Australia v India, 1st Test, Melbourne, 2nd day December 27, 2007

Clark silences the doubters



Stuart Clark: "What was in our favour was the ball scuffed up nicely and we got some reverse-swing, which made it easier to bowl" © Getty Images

Stuart Clark arrived at the MCG expecting nothing from the pitch, but with the assistance of reverse-swing he was able to overcome his pessimism and seriously damage India. The surface did not inspire him during a Pura Cup match for New South Wales at the start of the month - it still doesn't - and he requested series-opening matches in conditions that would give the home side an advantage, such as Brisbane and Perth.

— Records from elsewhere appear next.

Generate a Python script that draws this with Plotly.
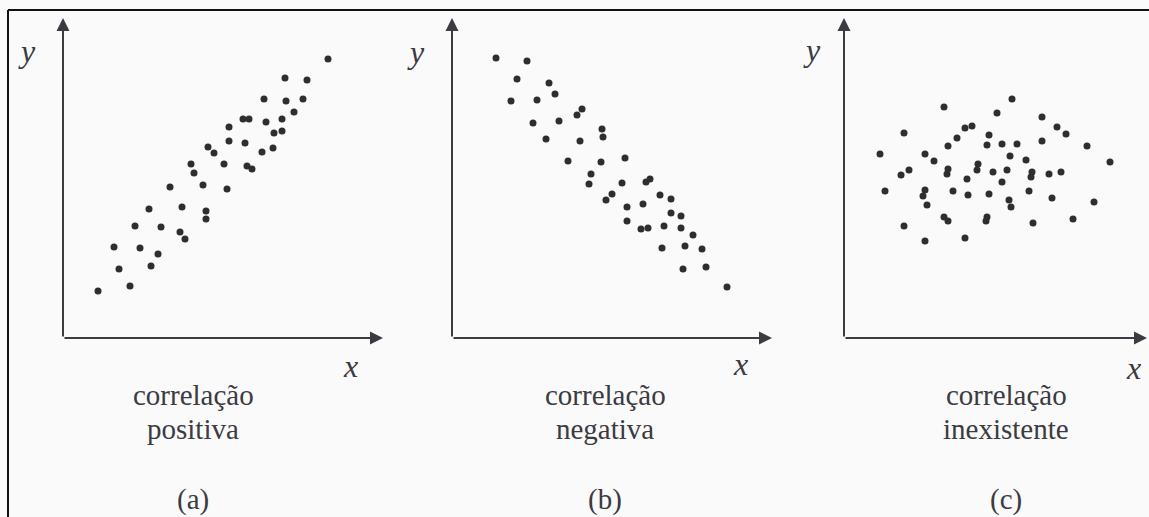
import plotly.graph_objects as go

W, H = 1149, 517

# (a) correlação positiva
pos_x = [265, 222, 244, 201, 223, 240, 231, 180, 186, 203, 219, 166, 211, 219, 145, 151, 166, 182, 199, 210,
         128, 131, 161, 184, 189, 107, 140, 164, 86, 119, 143, 143, 72, 98, 117, 122, 51, 77, 95, 88, 56, 67, 35]
pos_y = [279, 260, 258, 239, 237, 239, 226, 219, 219, 216, 219, 211, 205, 207, 191, 185, 197, 195, 186, 190,
         174, 165, 174, 172, 169, 151, 153, 149, 129, 131, 127, 119, 112, 111, 106, 99, 91, 90, 84, 72, 69, 52, 47]

# (b) correlação negativa
neg_x = [44, 75, 65, 97, 103, 59, 85, 125, 130, 81, 107, 150, 151, 94, 128, 116, 149, 173, 139, 137, 170, 194,
         198, 160, 154, 208, 219, 175, 191, 219, 229, 175, 189, 196, 212, 229, 241, 210, 233, 250, 231, 254, 275]
neg_y = [280, 277, 259, 255, 244, 237, 238, 223, 229, 215, 217, 209, 201, 199, 197, 177, 176, 180, 164, 154, 155, 156,
         159, 144, 138, 143, 139, 131, 134, 125, 122, 117, 109, 110, 112, 110, 103, 90, 92, 89, 69, 71, 51]

# (c) correlação inexistente
nul_x = [168, 100, 153, 198, 213, 222, 60, 121, 128, 113, 104, 145, 143, 158, 173, 198, 243, 36, 81, 90, 166, 182,
         266, 134, 133, 149, 163, 57, 65, 103, 104, 123, 158, 188, 187, 205, 217, 41, 81, 79, 83, 109, 124, 145,
         185, 208, 165, 167, 250, 100, 104, 143, 142, 189, 229, 60, 81, 121]
nul_y = [239, 231, 225, 221, 211, 204, 205, 210, 212, 200, 192, 203, 193, 194, 194, 197, 192, 184, 184, 177, 182, 178,
         176, 174, 168, 166, 168, 163, 168, 164, 169, 159, 156, 166, 161, 164, 166, 147, 148, 142, 133, 147, 143, 144,
         147, 140, 138, 131, 136, 121, 117, 121, 117, 115, 119, 112, 97, 100]

titles = [("correlação", "positiva", "(a)"), ("correlação", "negativa", "(b)"), ("correlação", "inexistente", "(c)")]

ink = "#3b3b42"
serif = "Liberation Serif"

# panel geometry in pixels: origin x, x-axis length, arrow tip
panels = [(63, 320, 320), (452, 320, 320), (844, 305, 303)]
origin_y, y_len = 338, 320

fig = go.Figure()
series = [(pos_x, pos_y), (neg_x, neg_y), (nul_x, nul_y)]
for i, ((xs, ys), (ox, xlen, tip)) in enumerate(zip(series, panels)):
    n = "" if i == 0 else str(i + 1)
    fig.add_trace(go.Scatter(x=xs, y=ys, mode="markers", xaxis="x" + n, yaxis="y" + n,
                             marker=dict(size=7, color="#2e2e2e"), showlegend=False, hoverinfo="skip"))
    fig.update_layout({
        "xaxis" + n: dict(domain=[ox / W, min((ox + xlen) / W, 1)], range=[0, xlen], visible=False,
                          anchor="y" + n),
        "yaxis" + n: dict(domain=[(H - origin_y) / H, (H - origin_y + y_len) / H], range=[0, y_len],
                          visible=False, anchor="x" + n),
    })
    # axes drawn as arrows
    for tx, ty in [(0, y_len), (tip, 0)]:
        fig.add_annotation(x=tx, y=ty, ax=0, ay=0, xref="x" + n, yref="y" + n, axref="x" + n, ayref="y" + n,
                           text="", showarrow=True, arrowhead=2, arrowsize=1.3, arrowwidth=2, arrowcolor=ink)

# labels, paper pixel positions
x_lbl = [(350, 366), (740, 364), (1133, 368)]
y_lbl = [(27, 51), (416, 52), (812, 50)]
centers = [193, 605, 1006]


def px(x, y):
    return x / W, 1 - y / H


for i in range(3):
    for (lx, ly), t in [(x_lbl[i], "x"), (y_lbl[i], "y")]:
        a, b = px(lx, ly)
        fig.add_annotation(x=a, y=b, xref="paper", yref="paper", text="<i>" + t + "</i>", showarrow=False,
                           font=dict(family=serif, size=32, color=ink), xanchor="center", yanchor="middle")
    for t, ly in zip(titles[i], [395, 429, 499]):
        a, b = px(centers[i], ly)
        fig.add_annotation(x=a, y=b, xref="paper", yref="paper", text=t, showarrow=False, borderpad=0,
                           font=dict(family=serif, size=29, color=ink), xanchor="center", yanchor="middle")

# scan frame (top and left edges)
fig.add_shape(type="line", xref="paper", yref="paper", x0=8 / W, x1=1, y0=1 - 10 / H, y1=1 - 10 / H,
              line=dict(color="#111", width=2))
fig.add_shape(type="line", xref="paper", yref="paper", x0=8 / W, x1=8 / W, y0=0, y1=1 - 10 / H,
              line=dict(color="#111", width=2))

fig.update_layout(width=W, height=H, margin=dict(l=0, r=0, t=0, b=0),
                  paper_bgcolor="#fafafa", plot_bgcolor="rgba(0,0,0,0)")

fig.write_html("out.html", config={"displayModeBar": False},
               post_script="document.body.style.margin='0';document.body.style.overflow='hidden';")
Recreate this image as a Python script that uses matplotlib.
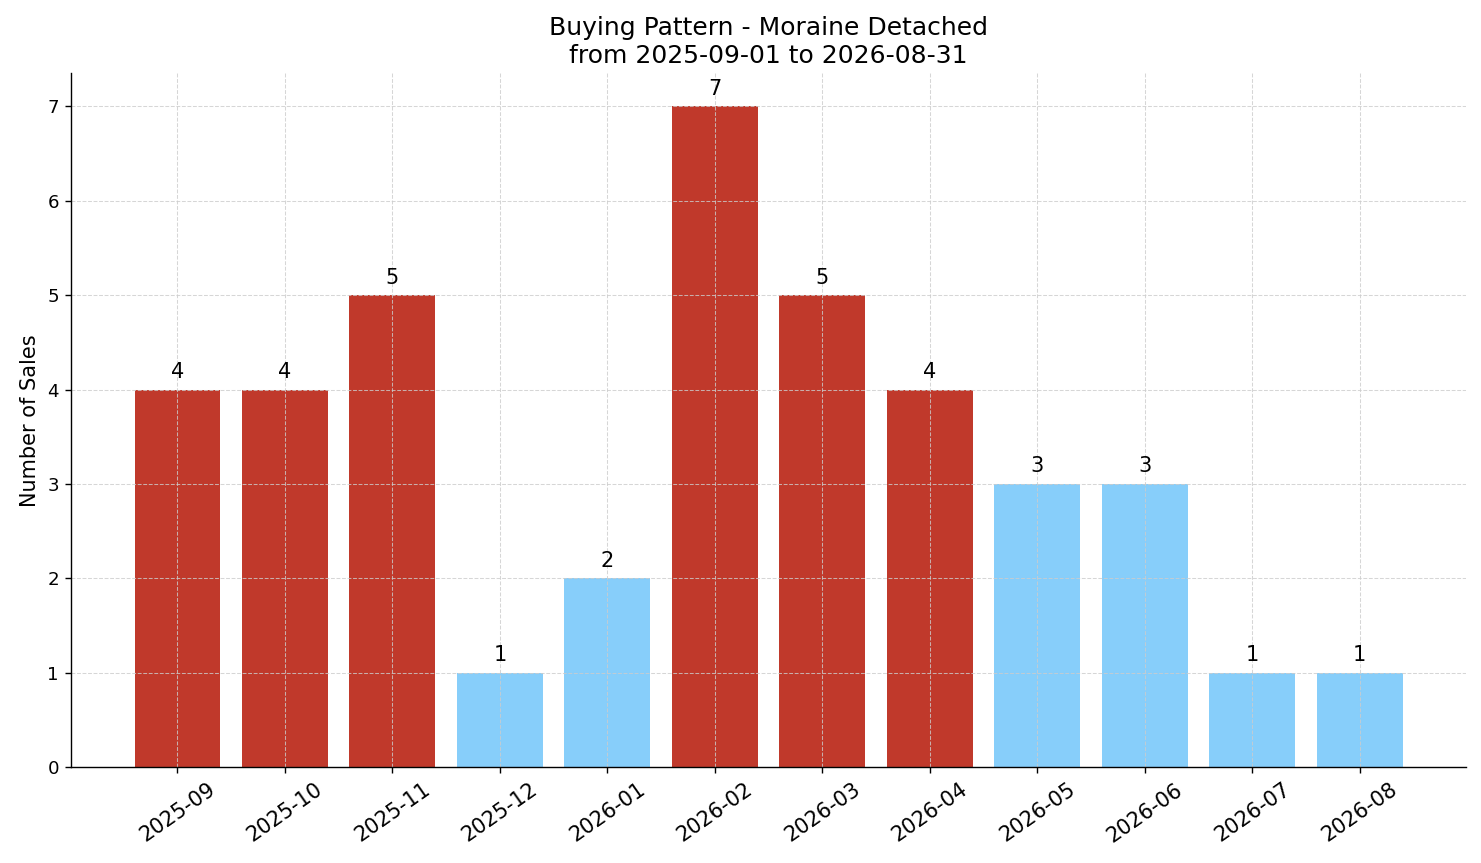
import matplotlib
matplotlib.use("Agg")
import matplotlib.pyplot as plt

# Monthly sales counts
months = ['2025-09', '2025-10', '2025-11', '2025-12', '2026-01', '2026-02',
          '2026-03', '2026-04', '2026-05', '2026-06', '2026-07', '2026-08']
sales = [4, 4, 5, 1, 2, 7, 5, 4, 3, 3, 1, 1]
# Busy months are red, the rest light blue
high = [True, True, True, False, False, True, True, True, False, False, False, False]

colors = ['#c0392b' if h else '#87cefa' for h in high]

fig, ax = plt.subplots(figsize=(11.848, 6.904), dpi=125)
bars = ax.bar(range(len(months)), sales, color=colors, width=0.8)

for b, v in zip(bars, sales):
    ax.text(b.get_x() + b.get_width() / 2, v + 0.08, str(v),
            ha='center', va='bottom', fontsize=12)

ax.set_xticks(range(len(months)))
ax.set_xticklabels(months, rotation=35, fontsize=12)
ax.tick_params(axis='y', labelsize=10.5)
ax.set_ylim(0, 7.35)
ax.set_ylabel('Number of Sales', fontsize=12)
ax.set_title('Buying Pattern - Moraine Detached\nfrom 2025-09-01 to 2026-08-31', fontsize=14.4)

ax.grid(True, linestyle='--', color='#cccccc', alpha=0.8, linewidth=0.6)
ax.spines['top'].set_visible(False)
ax.spines['right'].set_visible(False)

plt.subplots_adjust(left=0.048, right=0.990, top=0.915, bottom=0.111)
plt.savefig('out.png', dpi=125)
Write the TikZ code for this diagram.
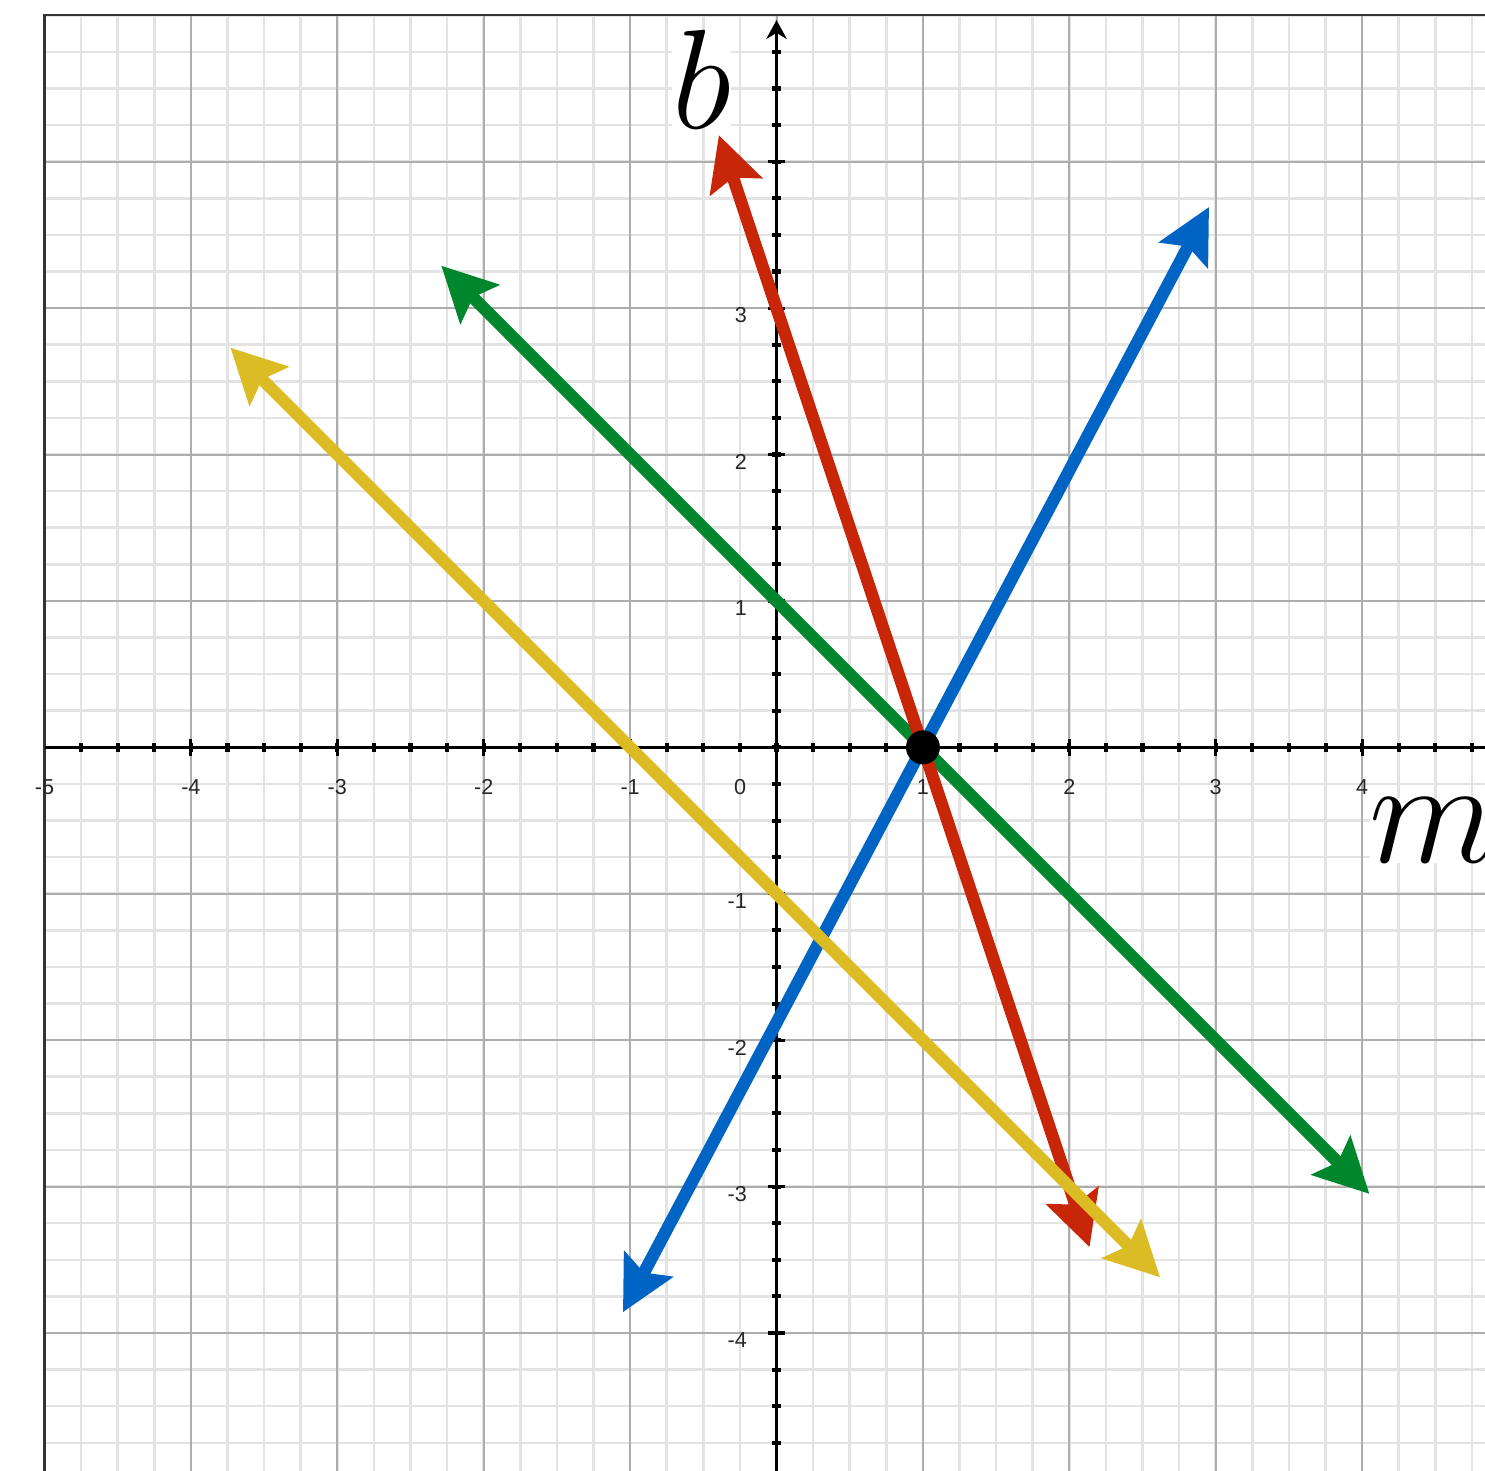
\RequirePackage{fix-cm}
\documentclass[tikz,border=0pt]{standalone}
\usepackage{fontspec}
\newfontfamily\ticksans{Liberation Sans}
\usetikzlibrary{arrows.meta}
\definecolor{slopered}{RGB}{200,38,8}
\definecolor{slopegreen}{RGB}{0,134,44}
\definecolor{slopeblue}{RGB}{0,100,196}
\definecolor{slopeyellow}{RGB}{219,188,36}

\begin{document}
\begin{tikzpicture}[>={Stealth[length=10.5pt,width=10.5pt,inset=1.8pt]},
  slopeline/.style={line width=2.4pt,<->},
  ticklabel/.style={font=\ticksans\fontsize{4.2}{5}\selectfont,text=black!85,inner sep=0pt},
  axislabel/.style={fill=white,inner sep=0pt}]
\useasboundingbox (-5.304,-4.937) rectangle (4.839,5.105);
\clip (-5.304,-4.937) rectangle (4.839,5.105);
\draw[black!11,line width=0.5pt,step=0.25] (-5,-4.94) grid (4.84,5);
\draw[black!32,line width=0.4pt,step=1] (-5,-4.94) grid (4.84,5);
\draw[black!80,line width=0.45pt] (-5,-4.94) -- (-5,5) -- (4.84,5);
\draw[line width=0.6pt] (-5,0) -- (4.84,0);
\draw[line width=0.6pt,-{Stealth[length=3.7pt,width=4pt]}] (0,-4.94) -- (0,4.968);
\foreach \i in {-19,...,19} {
  \draw[line width=0.8pt] (\i/4,-0.031) -- (\i/4,0.031);
  \draw[line width=0.8pt] (-0.031,\i/4) -- (0.031,\i/4);
}
\foreach \i in {-4,...,4} {
  \draw[line width=0.6pt] (\i,-0.06) -- (\i,0.06);
  \draw[line width=0.6pt] (-0.06,\i) -- (0.06,\i);
}
\foreach \x [count=\k] in {-5,-4,-3,-2,-1,1,2,3,4}
  \node[ticklabel] (mtick\k) at (\x,-0.27) {\x};
\foreach \y [count=\k] in {-4,-3,-2,-1,1,2,3,4}
  \node[ticklabel,anchor=east] (btick\k) at (-0.195,\y-0.05) {\y};
\node[ticklabel,anchor=east] (zerotick) at (-0.2,-0.27) {0};
\node[axislabel,font=\fontsize{27.5}{30}\selectfont] (blabel) at (-0.51,4.563) {$b$};
\node[axislabel,font=\fontsize{29}{32}\selectfont] (mlabel) at (4.488,-0.567) {$m$};
\coordinate (greenA) at (-2.29,3.29);
\coordinate (greenB) at (4.05,-3.05);
\coordinate (redA) at (-0.394,4.182);
\coordinate (redB) at (2.138,-3.414);
\coordinate (blueA) at (-1.049,-3.858);
\coordinate (blueB) at (2.954,3.691);
\coordinate (yellowA) at (-3.73,2.73);
\coordinate (yellowB) at (2.62,-3.62);
\draw[slopeline,slopegreen] (greenA) -- (greenB);
\draw[slopeline,slopered] (redA) -- (redB);
\draw[slopeline,slopeblue] (blueA) -- (blueB);
\draw[slopeline,slopeyellow] (yellowA) -- (yellowB);
\node[circle,fill=black,minimum size=0.232cm,inner sep=0pt] (meet) at (1,0) {};
\end{tikzpicture}
\end{document}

When Clark operates like he did on day two, there is no need for Australia to have any extra benefits. In a pace attack that complemented each other, restricting runs without negating the aggression, Clark caused the most problems, curling the ball to capture four of India's most wanted while giving up only 28 from 15 overs.

Despite his success, his view of the pitch remained. "Nothing has changed," he said. "If you bowl badly you can go for plenty of runs, but it's flat, low and slow. What was in our favour was the ball scuffed up nicely and we got some reverse-swing, which made it easier to bowl."

His spell either side of tea was the most destructive as he snuffed out India's recovery by removing Sachin Tendulkar, Yuvraj Singh and MS Dhoni in 12 balls. Tendulkar had crafted a delightful 62 when he tried to force Clark through the offside to a ball that was too close to his body and ended up under-edging on to the stumps. It came off the pitch slower than Tendulkar expected, but Clark had cramped him and relieved Australia's concern over his 65-run partnership with Sourav Ganguly.

Yuvraj was given out wafting outside the off stump from the final ball before tea, a decision which convinced the Australians but not the batsman, and two deliveries after the break the threat of Dhoni was extinguished when an inswinger caught him in front. In the first session Rahul Dravid needed serious effort to remove after three false alarms, including a dropped catch, a take off a no-ball and a huge lbw appeal, but Clark finally raised Billy Bowden's finger with an off-cutter that stayed low and struck the pad.

Clark had a relatively quiet series against Sri Lanka, taking seven wickets in the two Tests, and was cut from the one-day squad to face New Zealand. "It was nice to get out there today, get a few wickets and make some of the doubters who thought I shouldn't be in the team to think otherwise," he said. He also provided some more concerns for India.